Howdy crap... I just created an account on your website and added one random recipe (cashew nut yoghurt) that did not work on the original post site, and it worked like a charm!

You've got a new paying customer :)

I'd been looking for something like your app for a long time.

Ough, your PayPal flow is not working :( fix that and you'll have a paying customer haha

I second this comment. While I am probably not going to pay for this yet (I dont have that many recipes), this site was able to scrape a recipe I cook often and put it into a format that is much better than the original blog post.

The scaling and editing recipe functionality is top notch. Ill probably use this tool now.

I'd recommend checking out https://whisk.com too.
Oops, what part of the flow isn't working?
https://ibb.co/kQrkbJV

(will autodelete in 30 mins) there's nothing very private but...

I'm using Paddle for payments and it looks like something wrong on their end. I'll contact them and keep you posted. Thanks for the heads up!
Thanks for sharing! I also want to make the JSON+LD stuff generic, but I have found that there are sometimes different renditions of that format. Though, now that I've looked at it, I only have 1 example of something non-standard, which doesn't include the @graph directive.

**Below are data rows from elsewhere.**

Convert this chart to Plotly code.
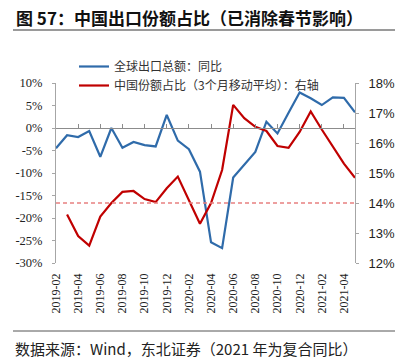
import plotly.graph_objects as go

months = ["2019-02","2019-03","2019-04","2019-05","2019-06","2019-07","2019-08","2019-09","2019-10","2019-11","2019-12",
          "2020-01","2020-02","2020-03","2020-04","2020-05","2020-06","2020-07","2020-08","2020-09","2020-10","2020-11","2020-12",
          "2021-01","2021-02","2021-03","2021-04","2021-05"]
global_export_yoy = [-4.5, -1.6, -2.0, -0.7, -6.4, 0.0, -4.4, -3.1, -3.8, -4.1, 2.9,
                     -2.8, -4.7, -9.7, -25.4, -26.7, -11.0, -8.1, -5.3, 1.4, -1.2, 3.4, 7.9,
                     6.6, 5.1, 6.8, 6.7, 3.5]
china_share_3mma = [None, 13.62, 12.90, 12.58, 13.55, 14.0, 14.37, 14.40, 14.13, 14.03, 14.49,
                    14.88, 14.08, 13.31, 14.0, 15.1, 17.27, 16.83, 16.54, 16.40, 15.90, 15.84, 16.37,
                    17.05, 16.45, 15.88, 15.31, 14.84]
tick_months = months[0:27:2]
threshold_right = 14.0
left_ticks = [10, 5, 0, -5, -10, -15, -20, -25, -30]
right_ticks = [18, 17, 16, 15, 14, 13, 12]

name_blue = "全球出口总额：同比"
name_red = "中国份额占比（3个月移动平均）：右轴"
title_text = "<b>图 57：中国出口份额占比（已消除春节影响）</b>"
source_text = "数据来源：Wind，东北证券（2021 年为复合同比）"

W, H = 408, 359
L, R, T, B = 56, 355, 83, 263
def px(x): return (x - L) / (R - L)
def py(y): return (B - y) / (B - T)

BLUE = "#2F6BAA"
RED = "#C00000"
GREY = "#A6A6A6"

fig = go.Figure()
fig.add_trace(go.Scatter(x=months, y=global_export_yoy, name=name_blue, mode="lines",
                         line=dict(color=BLUE, width=2.2), xaxis="x", yaxis="y"))
fig.add_trace(go.Scatter(x=months, y=china_share_3mma, name=name_red, mode="lines",
                         line=dict(color=RED, width=2.2), xaxis="x", yaxis="y2"))
# invisible trace to carry the bottom label axis
fig.add_trace(go.Scatter(x=months, y=global_export_yoy, mode="lines", showlegend=False,
                         line=dict(width=0), opacity=0, hoverinfo="skip", xaxis="x2", yaxis="y"))

fig.add_shape(type="line", xref="paper", x0=0, x1=1, yref="y2", y0=threshold_right, y1=threshold_right,
              line=dict(color="#E88080", width=1.4, dash="4px,3px"))

# title and source decorations
fig.add_annotation(text=title_text, xref="paper", yref="paper", x=px(14), y=py(18), xanchor="left", yanchor="middle",
                   showarrow=False, font=dict(family="Noto Sans CJK SC", size=17, color="#111"))
fig.add_shape(type="line", xref="paper", yref="paper", x0=px(13), x1=px(395), y0=py(30), y1=py(30),
              line=dict(color="#9a9a9a", width=2))
fig.add_shape(type="line", xref="paper", yref="paper", x0=px(13), x1=px(395), y0=py(331), y1=py(331),
              line=dict(color="#555", width=1))
fig.add_annotation(text=source_text, xref="paper", yref="paper", x=px(13), y=py(348), xanchor="left", yanchor="middle",
                   showarrow=False, font=dict(family="Noto Sans CJK SC", size=15, color="#222"))

fig.update_layout(
    width=W, height=H,
    margin=dict(l=L, r=W - R, t=T, b=H - B),
    paper_bgcolor="white", plot_bgcolor="white",
    showlegend=True,
    legend=dict(x=px(74), y=py(52), xanchor="left", yanchor="top", bgcolor="rgba(0,0,0,0)",
                font=dict(family="Noto Sans CJK SC", size=12, color="#333"), tracegroupgap=0,
                itemwidth=30),
    xaxis=dict(type="category", range=[0, len(months) - 1], anchor="free", position=0.75,
               showline=True, linecolor="#8c8c8c", linewidth=1, ticks="inside", ticklen=4,
               tickcolor="#8c8c8c", tickvals=tick_months, showticklabels=False, showgrid=False, zeroline=False),
    xaxis2=dict(type="category", overlaying="x", matches="x", anchor="y", side="bottom",
                showline=False, ticks="", tickvals=tick_months, ticktext=tick_months, tickangle=-90,
                ticklabelstandoff=7, showgrid=False, zeroline=False,
                tickfont=dict(family="Liberation Serif", size=12, color="#222")),
    yaxis=dict(range=[-30, 10], tickvals=left_ticks, ticktext=[f"{v}%" for v in left_ticks],
               showline=True, linecolor=GREY, linewidth=1, ticks="outside", ticklen=3, tickcolor=GREY,
               showgrid=False, zeroline=False, ticklabelstandoff=7,
               tickfont=dict(family="Liberation Serif", size=12.5, color="#222")),
    yaxis2=dict(range=[12, 18], overlaying="y", side="right", anchor="x", tickvals=right_ticks,
                ticktext=[f"{v}%" for v in right_ticks],
                showline=True, linecolor=GREY, linewidth=1, ticks="outside", ticklen=3, tickcolor=GREY,
                showgrid=False, zeroline=False, ticklabelstandoff=7,
                tickfont=dict(family="Liberation Sans", size=13, color="#222")),
)

fig.write_html("out.html", config={"displayModeBar": False},
               post_script="document.body.style.margin='0';")
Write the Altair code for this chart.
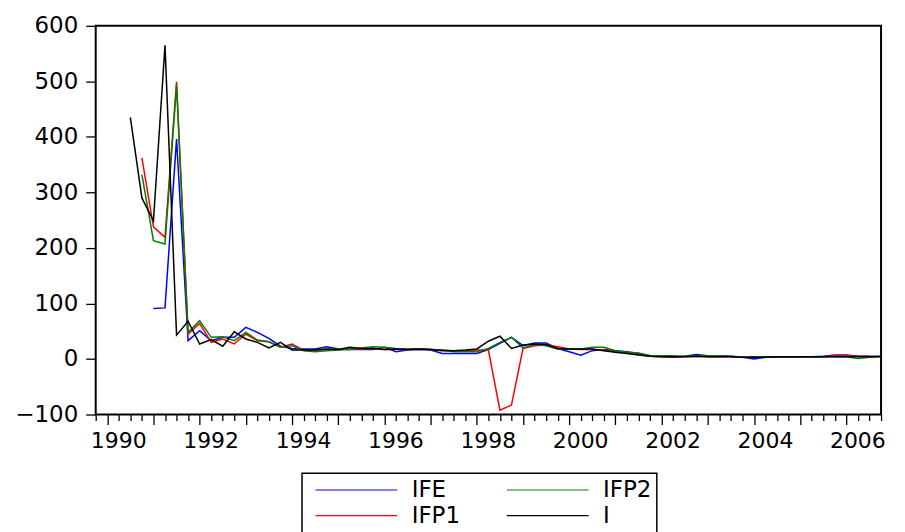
import altair as alt
import pandas as pd

# quarterly periods shown (1990Q3 .. 2006Q4)
years = list(range(1990, 2007))
all_quarters = [f"{y}Q{q}" for y in years for q in range(1, 5)]
quarters = all_quarters[2:]

series_names = ["IFE", "IFP1", "IFP2", "I"]

I_vals = [435, 290, 249, 565, 43, 68, 27, 35, 23, 49, 36, 30, 20, 30, 16,
          16, 16, 18, 17, 21, 19, 19, 17, 18, 17, 18, 17, 15, 15, 16, 18,
          32, 41, 19, 25, 27, 26, 19, 18, 18, 18, 15, 12, 10, 7, 5, 4,
          4, 4, 5, 4, 4, 4, 3, 3, 3, 4, 4, 4, 4, 4, 4, 4, 4, 4, 4]

IFP1_vals = [None,
             362, 238, 219, 499, 45, 64, 30, 36, 27, 45, 33, 31, 21, 27,
             16, 16, 17, 17, 18, 18, 19, 17, 17, 17, 18, 17, 16, 15, 15, 16,
             16, -92, -83, 19, 24, 25, 22, 18, 17, 17, 16, 13, 12, 8, 5, 4,
             4, 4, 5, 4, 4, 4, 3, 3, 3, 4, 4, 4, 4, 4, 6, 6, 5, 5,
             None]

IFP2_vals = [None,
             332, 213, 207, 493, 48, 69, 39, 40, 33, 48, 34, 31, 21, 24,
             15, 13, 15, 16, 17, 20, 22, 21, 19, 18, 18, 17, 16, 13, 13, 13,
             19, 30, 39, 20, 26, 24, 18, 18, 18, 21, 21, 15, 12, 11, 6, 6,
             6, 5, 6, 6, 6, 5, 3, 4, 4, 4, 4, 4, 4, 4, 4, 4, 1, 3, 5]

IFE_vals = [None, None,
            91, 92, 396, 33, 51, 33, 39, 39, 57, 48, 37, 23, 19,
            18, 18, 22, 18, 17, 17, 17, 21, 13, 16, 17, 16, 10, 10, 10, 10,
            17, 28, 39, 24, 29, 29, 19, 13, 7, 15, 17, 15, 13, 10, 6, 5,
            3, 5, 8, 6, 6, 5, 3, 0, 3, 4, 3, 4, 4, 5, 7, 7, 5, 5, 5]

legend_order = ["IFE", "IFP1", "IFP2", "I"]
legend_colors = ["#0000ff", "#ff0000", "#008000", "#000000"]

rows = []
for name, vals in zip(series_names, [IFE_vals, IFP1_vals, IFP2_vals, I_vals]):
    for per, v in zip(quarters, vals):
        if v is None:
            continue
        y, q = per.split("Q")
        rows.append({"series": name, "t": int(y) + (int(q) - 1) / 4, "value": v})
df = pd.DataFrame(rows)

x_ticks = [1989.75 + 0.25 * k for k in range(69)]
y_ticks = list(range(-100, 601, 100))

FONT = "DejaVu Sans"

chart = alt.Chart(df).mark_line(strokeWidth=1.5).encode(
    x=alt.X("t:Q",
            scale=alt.Scale(domain=[1989.75, 2006.75], nice=False, zero=False),
            axis=alt.Axis(values=x_ticks, title=None, grid=False, domain=False,
                          tickColor="black", tickWidth=1.3,
                          tickSize={"condition": {"test": "datum.value % 1 == 0", "value": 10}, "value": 6},
                          labelExpr="datum.value % 2 == 0 ? toString(datum.value) : ''",
                          labelOffset=11, labelOverlap=False, labelBound=False, labelFlush=False,
                          labelFont=FONT, labelFontSize=22, labelColor="black", labelPadding=6)),
    y=alt.Y("value:Q",
            scale=alt.Scale(domain=[-100, 600], nice=False, zero=False),
            axis=alt.Axis(values=y_ticks, title=None, grid=False, domain=False,
                          tickColor="black", tickWidth=1.3, tickSize=10,
                          labelFont=FONT, labelFontSize=23, labelColor="black", labelPadding=8)),
    color=alt.Color("series:N",
                    scale=alt.Scale(domain=legend_order, range=legend_colors),
                    legend=alt.Legend(title=None, orient="none", legendX=207, legendY=449,
                                      columns=2, symbolType="M-0.3,0L7.9,0", symbolSize=400,
                                      symbolStrokeWidth=1.2, labelFont=FONT, labelFontSize=23,
                                      labelColor="black", labelOffset=82, columnPadding=38,
                                      labelExpr="datum.label == 'IFP2' ? datum.label + '\u00a0\u00a0\u00a0' : datum.label",
                                      rowPadding=2, padding=5, strokeColor="black")),
    order=alt.Order("t:Q"),
).properties(
    width=788, height=390,
    autosize=alt.AutoSizeParams(type="none"),
    padding={"left": 88, "top": 17, "right": 16, "bottom": 117},
).configure_view(stroke="black", strokeWidth=2).configure_legend(strokeWidth=1.5)

chart.save("out.html", embed_options={"renderer": "svg", "actions": False})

So that just requires some more research and testing. Perhaps someone enterprising will read this and make a pull request...

Saffron looks great, I had encountered it before building this for myself. Your blog post is quite illuminating - perhaps the first practical application of LCA that I've seen outside of an interview setting :)

> I recommend parsing JSON+LD and Microformats

It's a shame that Saffron provides neither on the published recipe pages. If I share a recipe with someone, they might want to import it into a different app.

I never considered that use case, is that something you've run into?
Yes, and happy as I am to recommend Saffron, they may already be used to, and happy with, an alternative.
Yeah makes sense, I'll add this to my todo list
I'm a paying customer with about 240 recipes imported. Saffron works very well overall and I recommend it, though I did have to do a lot of hand editing on some of the recipes.
Your app looks awesome. I've been thinking about a way of putting all my recipies in one place for a while, well, this looks like the kind of place I've been looking for.
This is improessive.. Not sure why I've never played with JSON+LD before.
Years ago, I wrote something like you describe in the blog (regex to match ingredient lines, looking for imperative verbs, filling in the gaps). Recently I revisited the subject and learned that almost everybody has decent jsonld data now. Even paywalled stuff.

Now I've got tampermonkey watching over my shoulder and backing up everything I look at to a couchdb instance. (Still gotta write some UI and an agent to pull down images, but I've got other irons in the fire at the moment.)